Posto che, in linea di massima, gli obblighi principali del mandatario sono due ovvero compiere l'attività prevista dal mandato e rimetterne gli effetti al mandante, dobbiamo riprendere il contenuto dell'art. 1711, secondo il quale il mandante può ratificare l'atto che eccede i limiti del mandato.

Tale ratifica, serve a deviare gli effetti del negozio gestorio (che è e resta valido in qualunque caso) dal mandatario al mandante. La ratifica di cui parla l'articolo in questione è diretta al mandatario e non ha la funzione di dare validità ad un atto invalido, ma è un atto unilaterale recettizio con cui si pone in essere una modifica all'oggetto del contratto di mandato.

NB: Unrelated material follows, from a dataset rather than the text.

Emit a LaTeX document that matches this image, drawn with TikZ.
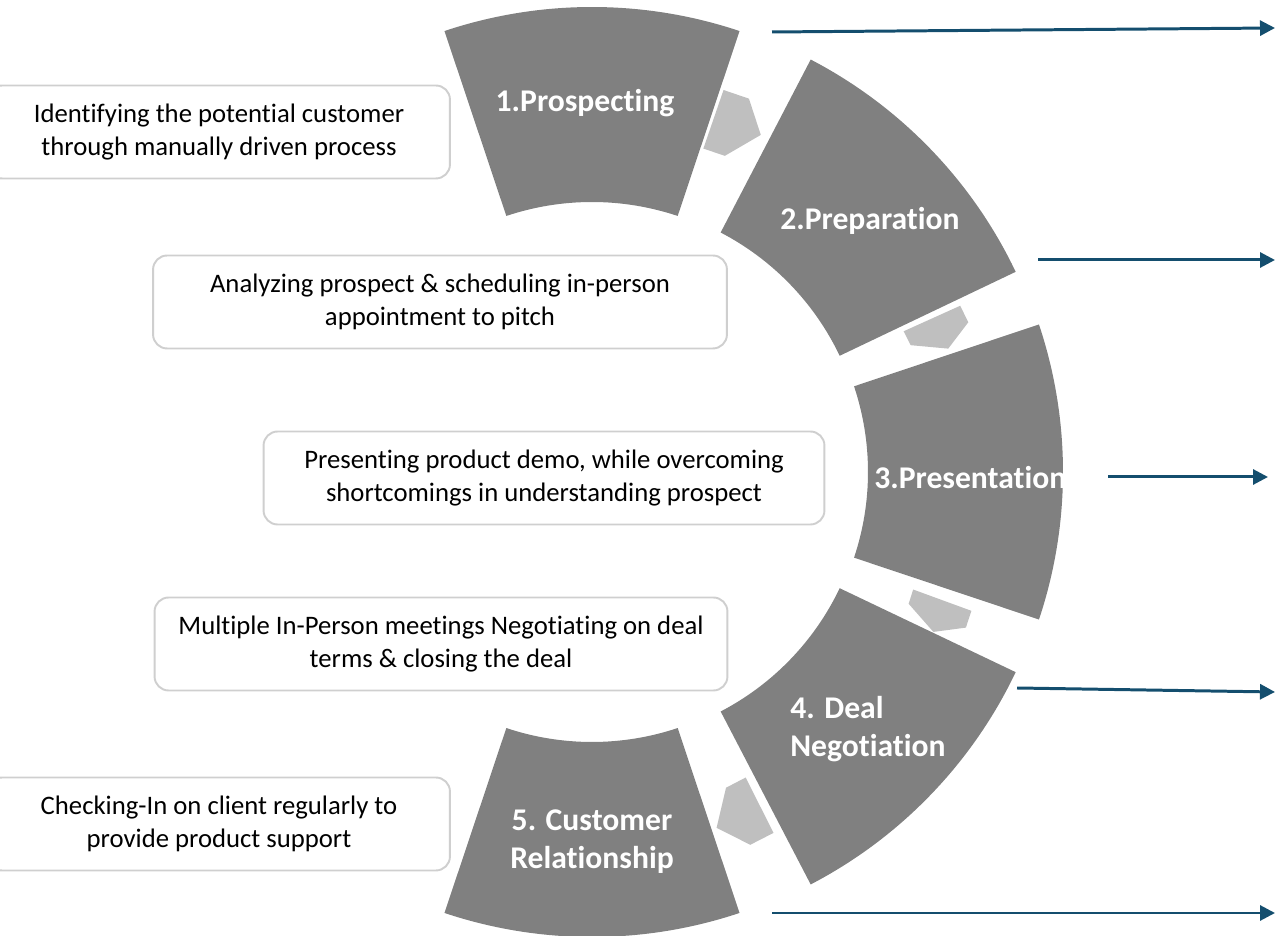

Altra dottrina vede la ratifica del mandante come l'accettazione di una proposta proveniente dal mandatario, creandosi quindi una fattispecie bilaterale di tipo contrattuale.

Revoca impossibile
Indipendentemente da quale orientamento si voglia preferire, resta inteso che laddove l'attività non possa essere in alcun modo revocata, l'amministratore dovrà procedere ad eseguirla, e i condòmini non potranno certo lamentare un loro mancato preventivo interpello; anzi, proprio in queste situazioni l'amministratore, laddove riesca a dimostrare tale improrogabilità e che l'attività è stata posta in essere per creare un vantaggio al condominio (o per evitare uno svantaggio), ha pieni poteri ad eseguirla, a cospetto della futura volontà di ratifica da parte dell'assemblea che nulla potrà obiettare posta l'impossibilità di una previa convocazione e di ottenere una delibera assembleare sul punto.